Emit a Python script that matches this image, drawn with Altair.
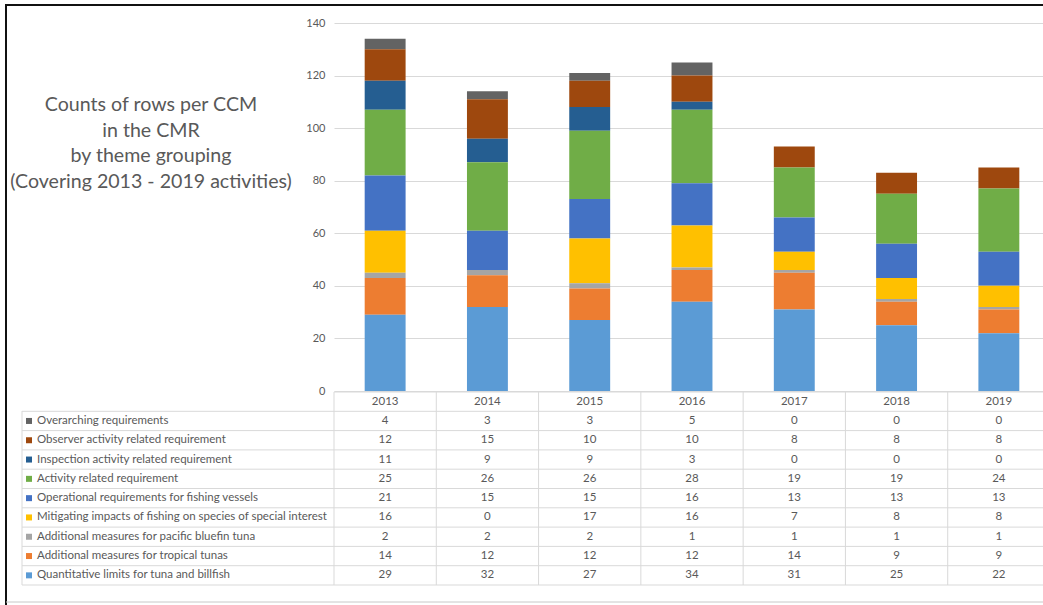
import altair as alt
import pandas as pd

# ---- data ---------------------------------------------------------------
years = ["2013", "2014", "2015", "2016", "2017", "2018", "2019"]

# table order (top row first); stacks are drawn in the reverse order
series = [
    "Overarching requirements",
    "Observer activity related requirement",
    "Inspection activity related requirement",
    "Activity related requirement",
    "Operational requirements for fishing vessels",
    "Mitigating impacts of fishing on species of special interest",
    "Additional measures for pacific bluefin tuna",
    "Additional measures for tropical tunas",
    "Quantitative limits for tuna and billfish",
]

overarching = [4, 3, 3, 5, 0, 0, 0]
observer = [12, 15, 10, 10, 8, 8, 8]
inspection = [11, 9, 9, 3, 0, 0, 0]
activity = [25, 26, 26, 28, 19, 19, 24]
operational = [21, 15, 15, 16, 13, 13, 13]
mitigating = [16, 0, 17, 16, 7, 8, 8]
bluefin = [2, 2, 2, 1, 1, 1, 1]
tropical = [14, 12, 12, 12, 14, 9, 9]
quantitative = [29, 32, 27, 34, 31, 25, 22]

values = [overarching, observer, inspection, activity, operational,
          mitigating, bluefin, tropical, quantitative]

colors = ["#636363", "#9E480E", "#255E91", "#70AD47", "#4472C4",
          "#FFC000", "#A5A5A5", "#ED7D31", "#5B9BD5"]

y_ticks = [0, 20, 40, 60, 80, 100, 120, 140]

title_lines = ["Counts of rows per CCM", "in the CMR", "by theme grouping",
               "(Covering 2013 - 2019 activities)"]

# ---- long-form tables -----------------------------------------------------
rows = []
for i, (name, vals) in enumerate(zip(series, values)):
    for yr, v in zip(years, vals):
        rows.append({"year": yr, "series": name, "value": v,
                     "k": len(series) - 1 - i})
df = pd.DataFrame(rows)
header_df = pd.DataFrame({"year": years, "row": ["hdr"] * len(years)})
label_df = pd.DataFrame({"series": series})
year_df = pd.DataFrame({"year": years})

# ---- geometry -------------------------------------------------------------
W, H = 709, 582          # drawing area (plus padding gives 1043 x 605)
PLOT_H = 368             # height of the bar panel
ROW_TOP, ROW_BOT = 369, 562
LAB_X = -312             # left edge of the label column
TXT = "#595959"
GRID = "#d9d9d9"
FONT = "Lato"
TABLE_FS = 11.5

x_scale = alt.Scale(domain=years, range=[0, 716], paddingInner=0, paddingOuter=0)
row_scale = alt.Scale(domain=["hdr"] + series, range=[ROW_TOP, ROW_BOT],
                      paddingInner=0, paddingOuter=0)
color_scale = alt.Scale(domain=series, range=colors)

# ---- stacked columns ------------------------------------------------------
bars = alt.Chart(df).mark_bar(width=alt.RelativeBandSize(0.4)).encode(
    x=alt.X("year:N", scale=x_scale, axis=None),
    y=alt.Y("value:Q", stack="zero",
            scale=alt.Scale(domain=[0, 140], range=[PLOT_H, 0], nice=False),
            axis=alt.Axis(values=y_ticks, grid=True, gridColor=GRID,
                          domain=False, ticks=False, labelColor=TXT,
                          labelFont=FONT, labelFontSize=11, labelPadding=9,
                          title=None)),
    color=alt.Color("series:N", scale=color_scale, legend=None),
    order=alt.Order("k:Q", sort="ascending"),
)

# ---- data table -----------------------------------------------------------
cell_text = alt.Chart(df).mark_text(font=FONT, fontSize=TABLE_FS, color=TXT).encode(
    x=alt.X("year:N", scale=x_scale, axis=None),
    y=alt.Y("series:N", scale=row_scale, axis=None),
    text=alt.Text("value:Q"),
)

header_text = alt.Chart(header_df).mark_text(font=FONT, fontSize=TABLE_FS, color=TXT).encode(
    x=alt.X("year:N", scale=x_scale, axis=None),
    y=alt.Y("row:N", scale=row_scale, axis=None),
    text=alt.Text("year:N"),
)

label_text = alt.Chart(label_df).mark_text(
    font=FONT, fontSize=TABLE_FS, color=TXT, align="left").encode(
    x=alt.value(LAB_X + 15),
    y=alt.Y("series:N", scale=row_scale, axis=None),
    text=alt.Text("series:N"),
)

swatches = alt.Chart(label_df).mark_square(size=36, opacity=1).encode(
    x=alt.value(LAB_X + 7),
    y=alt.Y("series:N", scale=row_scale, axis=None),
    color=alt.Color("series:N", scale=color_scale, legend=None),
)

row_lines = alt.Chart(label_df).mark_rule(color=GRID, strokeWidth=1).encode(
    x=alt.value(LAB_X), x2=alt.value(W),
    y=alt.Y("series:N", scale=row_scale, axis=None, bandPosition=0),
)

last_line = alt.Chart(label_df.tail(1)).mark_rule(color=GRID, strokeWidth=1).encode(
    x=alt.value(LAB_X), x2=alt.value(W),
    y=alt.Y("series:N", scale=row_scale, axis=None, bandPosition=1),
)

header_line = alt.Chart(header_df.head(1)).mark_rule(color=GRID, strokeWidth=1).encode(
    x=alt.value(0), x2=alt.value(W),
    y=alt.Y("row:N", scale=row_scale, axis=None, bandPosition=0),
)

col_lines = alt.Chart(year_df).mark_rule(color=GRID, strokeWidth=1).encode(
    x=alt.X("year:N", scale=x_scale, axis=None, bandPosition=0),
    y=alt.value(ROW_TOP), y2=alt.value(ROW_BOT),
)

label_edge = alt.Chart(alt.Data(values=[{}])).mark_rule(color=GRID, strokeWidth=1).encode(
    x=alt.value(LAB_X), y=alt.value(ROW_TOP + 19), y2=alt.value(ROW_BOT),
)

# ---- title block on the left ---------------------------------------------
title = alt.Chart(alt.Data(values=[{"t": "\n".join(title_lines)}])).mark_text(
    font=FONT, fontSize=19.6, color=TXT, align="center", baseline="alphabetic",
    lineBreak="\n", lineHeight=25.7).encode(
    x=alt.value(-183), y=alt.value(88), text=alt.Text("t:N"),
)

# ---- outer frame ----------------------------------------------------------
frame_top = alt.Chart(alt.Data(values=[{}])).mark_rule(color="#111111", strokeWidth=2).encode(
    x=alt.value(-329), x2=alt.value(W), y=alt.value(-18),
)
frame_left = alt.Chart(alt.Data(values=[{}])).mark_rule(color="#111111", strokeWidth=2).encode(
    x=alt.value(-328), y=alt.value(-18), y2=alt.value(H),
)
frame_bottom = alt.Chart(alt.Data(values=[{}])).mark_rule(color="#c8c8c8", strokeWidth=1).encode(
    x=alt.value(-328), x2=alt.value(W), y=alt.value(579),
)

chart = alt.layer(
    bars, row_lines, last_line, header_line, col_lines, label_edge,
    cell_text, header_text, label_text, swatches, title,
    frame_top, frame_left, frame_bottom,
).resolve_scale(y="independent").properties(
    width=W, height=H,
    autosize=alt.AutoSizeParams(type="none"),
    padding={"left": 334, "top": 23, "right": 0, "bottom": 0},
).configure(background="white").configure_view(stroke=None)

chart.save("out.html", embed_options={"renderer": "svg", "actions": False})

= THE PROBLEM =
Make an exact copy of the whole listing, but don't bring over any pictures.

= RESPONSE =
Emit a Python script that matches this image, drawn with Altair.
import altair as alt
import pandas as pd

# ---- data ---------------------------------------------------------------
years = ["2013", "2014", "2015", "2016", "2017", "2018", "2019"]

# table order (top row first); stacks are drawn in the reverse order
series = [
    "Overarching requirements",
    "Observer activity related requirement",
    "Inspection activity related requirement",
    "Activity related requirement",
    "Operational requirements for fishing vessels",
    "Mitigating impacts of fishing on species of special interest",
    "Additional measures for pacific bluefin tuna",
    "Additional measures for tropical tunas",
    "Quantitative limits for tuna and billfish",
]

overarching = [4, 3, 3, 5, 0, 0, 0]
observer = [12, 15, 10, 10, 8, 8, 8]
inspection = [11, 9, 9, 3, 0, 0, 0]
activity = [25, 26, 26, 28, 19, 19, 24]
operational = [21, 15, 15, 16, 13, 13, 13]
mitigating = [16, 0, 17, 16, 7, 8, 8]
bluefin = [2, 2, 2, 1, 1, 1, 1]
tropical = [14, 12, 12, 12, 14, 9, 9]
quantitative = [29, 32, 27, 34, 31, 25, 22]

values = [overarching, observer, inspection, activity, operational,
          mitigating, bluefin, tropical, quantitative]

colors = ["#636363", "#9E480E", "#255E91", "#70AD47", "#4472C4",
          "#FFC000", "#A5A5A5", "#ED7D31", "#5B9BD5"]

y_ticks = [0, 20, 40, 60, 80, 100, 120, 140]

title_lines = ["Counts of rows per CCM", "in the CMR", "by theme grouping",
               "(Covering 2013 - 2019 activities)"]

# ---- long-form tables -----------------------------------------------------
rows = []
for i, (name, vals) in enumerate(zip(series, values)):
    for yr, v in zip(years, vals):
        rows.append({"year": yr, "series": name, "value": v,
                     "k": len(series) - 1 - i})
df = pd.DataFrame(rows)
header_df = pd.DataFrame({"year": years, "row": ["hdr"] * len(years)})
label_df = pd.DataFrame({"series": series})
year_df = pd.DataFrame({"year": years})

# ---- geometry -------------------------------------------------------------
W, H = 709, 582          # drawing area (plus padding gives 1043 x 605)
PLOT_H = 368             # height of the bar panel
ROW_TOP, ROW_BOT = 369, 562
LAB_X = -312             # left edge of the label column
TXT = "#595959"
GRID = "#d9d9d9"
FONT = "Lato"
TABLE_FS = 11.5

x_scale = alt.Scale(domain=years, range=[0, 716], paddingInner=0, paddingOuter=0)
row_scale = alt.Scale(domain=["hdr"] + series, range=[ROW_TOP, ROW_BOT],
                      paddingInner=0, paddingOuter=0)
color_scale = alt.Scale(domain=series, range=colors)

# ---- stacked columns ------------------------------------------------------
bars = alt.Chart(df).mark_bar(width=alt.RelativeBandSize(0.4)).encode(
    x=alt.X("year:N", scale=x_scale, axis=None),
    y=alt.Y("value:Q", stack="zero",
            scale=alt.Scale(domain=[0, 140], range=[PLOT_H, 0], nice=False),
            axis=alt.Axis(values=y_ticks, grid=True, gridColor=GRID,
                          domain=False, ticks=False, labelColor=TXT,
                          labelFont=FONT, labelFontSize=11, labelPadding=9,
                          title=None)),
    color=alt.Color("series:N", scale=color_scale, legend=None),
    order=alt.Order("k:Q", sort="ascending"),
)

# ---- data table -----------------------------------------------------------
cell_text = alt.Chart(df).mark_text(font=FONT, fontSize=TABLE_FS, color=TXT).encode(
    x=alt.X("year:N", scale=x_scale, axis=None),
    y=alt.Y("series:N", scale=row_scale, axis=None),
    text=alt.Text("value:Q"),
)

header_text = alt.Chart(header_df).mark_text(font=FONT, fontSize=TABLE_FS, color=TXT).encode(
    x=alt.X("year:N", scale=x_scale, axis=None),
    y=alt.Y("row:N", scale=row_scale, axis=None),
    text=alt.Text("year:N"),
)

label_text = alt.Chart(label_df).mark_text(
    font=FONT, fontSize=TABLE_FS, color=TXT, align="left").encode(
    x=alt.value(LAB_X + 15),
    y=alt.Y("series:N", scale=row_scale, axis=None),
    text=alt.Text("series:N"),
)

swatches = alt.Chart(label_df).mark_square(size=36, opacity=1).encode(
    x=alt.value(LAB_X + 7),
    y=alt.Y("series:N", scale=row_scale, axis=None),
    color=alt.Color("series:N", scale=color_scale, legend=None),
)

row_lines = alt.Chart(label_df).mark_rule(color=GRID, strokeWidth=1).encode(
    x=alt.value(LAB_X), x2=alt.value(W),
    y=alt.Y("series:N", scale=row_scale, axis=None, bandPosition=0),
)

last_line = alt.Chart(label_df.tail(1)).mark_rule(color=GRID, strokeWidth=1).encode(
    x=alt.value(LAB_X), x2=alt.value(W),
    y=alt.Y("series:N", scale=row_scale, axis=None, bandPosition=1),
)

header_line = alt.Chart(header_df.head(1)).mark_rule(color=GRID, strokeWidth=1).encode(
    x=alt.value(0), x2=alt.value(W),
    y=alt.Y("row:N", scale=row_scale, axis=None, bandPosition=0),
)

col_lines = alt.Chart(year_df).mark_rule(color=GRID, strokeWidth=1).encode(
    x=alt.X("year:N", scale=x_scale, axis=None, bandPosition=0),
    y=alt.value(ROW_TOP), y2=alt.value(ROW_BOT),
)

label_edge = alt.Chart(alt.Data(values=[{}])).mark_rule(color=GRID, strokeWidth=1).encode(
    x=alt.value(LAB_X), y=alt.value(ROW_TOP + 19), y2=alt.value(ROW_BOT),
)

# ---- title block on the left ---------------------------------------------
title = alt.Chart(alt.Data(values=[{"t": "\n".join(title_lines)}])).mark_text(
    font=FONT, fontSize=19.6, color=TXT, align="center", baseline="alphabetic",
    lineBreak="\n", lineHeight=25.7).encode(
    x=alt.value(-183), y=alt.value(88), text=alt.Text("t:N"),
)

# ---- outer frame ----------------------------------------------------------
frame_top = alt.Chart(alt.Data(values=[{}])).mark_rule(color="#111111", strokeWidth=2).encode(
    x=alt.value(-329), x2=alt.value(W), y=alt.value(-18),
)
frame_left = alt.Chart(alt.Data(values=[{}])).mark_rule(color="#111111", strokeWidth=2).encode(
    x=alt.value(-328), y=alt.value(-18), y2=alt.value(H),
)
frame_bottom = alt.Chart(alt.Data(values=[{}])).mark_rule(color="#c8c8c8", strokeWidth=1).encode(
    x=alt.value(-328), x2=alt.value(W), y=alt.value(579),
)

chart = alt.layer(
    bars, row_lines, last_line, header_line, col_lines, label_edge,
    cell_text, header_text, label_text, swatches, title,
    frame_top, frame_left, frame_bottom,
).resolve_scale(y="independent").properties(
    width=W, height=H,
    autosize=alt.AutoSizeParams(type="none"),
    padding={"left": 334, "top": 23, "right": 0, "bottom": 0},
).configure(background="white").configure_view(stroke=None)

chart.save("out.html", embed_options={"renderer": "svg", "actions": False})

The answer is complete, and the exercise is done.